Un jour dans un petit village en Espagne qui s’appelait Bélos il y avait un cirque. C’était le cirque Circus et dans le cirque il y avait un jongleur qui s’appelait Gloglo il était très gentil, courageux et honnête. Mais son patron qui s’appelait Pépone et qui était paresseux et gourmand. Le renvoya et il engagea un autre. Et un beau jour Pépone Glaço mourut et Gloglo devint le patron du cirque.

montre que celui-ci a compris l’utilisation conjointe du passé-simple et de l’imparfait. Il relate à l’imparfait les éléments qui renvoient au contexte : noms des personnages, leurs caractéristiques.. Et au passé-simple les évènements qui constituent la trame narrative. Voilà une compétence qui s’installe très tôt chez les élèves, on la remarque du fait des constructions erronées, le plus souvent calquées sur la morphologie des verbes du premier groupe, comme : il *parta, il *prenda ... Il s’agit là d’un domaine de compétences sur lesquelles on peut travailler très tôt, et qui amènent à réfléchir sur la structure globale du texte en utilisant les notions de "premier-plan" et "d’arrière-plan" ou, pour dire plus simple dans un langage à la portée des élèves, de ce qui est important et ce qui fait partie du décor[2]. Voilà deux notions issues de la linguistique textuelle qui sont tout-à-fait à la portée des élèves. Ne pouvant épuiser en quelques pages les questions qui relèvent de la grammaire des textes, j’ai choisi de ne développer que question de l’expression du temps qui gagnerait à être traitée dans cette perspective élargie.

(...)

[1] La morphologie du conte, Paris : Seuil (coll. Point), 1970, a inspiré Francis Debyser et Christian Lestrade, auteurs du Tarot des mille et un contes, B.E.L.C. / Ecole des loisirs.

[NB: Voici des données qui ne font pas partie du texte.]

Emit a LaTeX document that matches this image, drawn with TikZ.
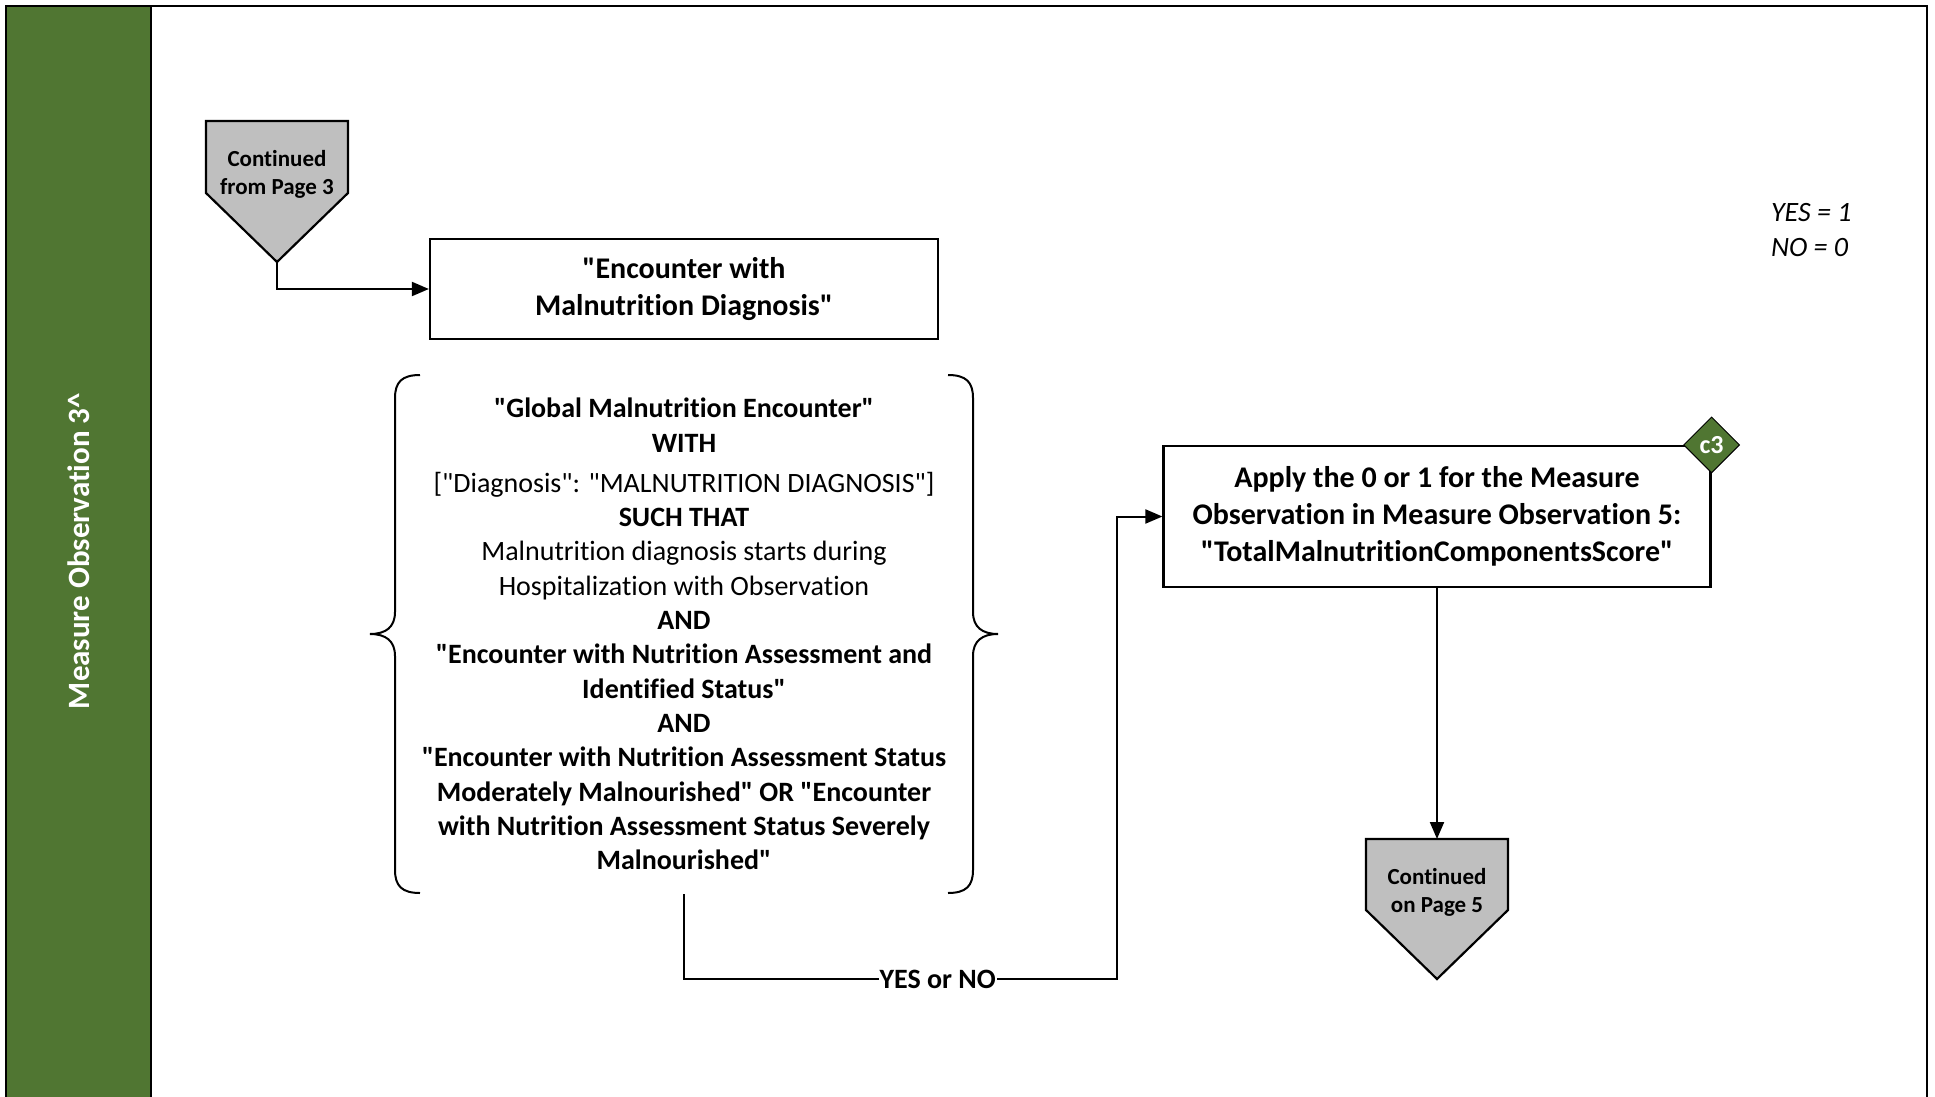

[2] Sur ces questions voir ce que dit H. Weinrich (1973, p. 131) sur le temps et la mise en relief et notamment le découpage qu’il fait d’une nouvelle de Maupassant, par lequel il montre que dans un nouvelle on a en fait deux textes imbriqués l’un qui relate le cadre l’autre qui relate les évènements que l’auteur estime les plus importants.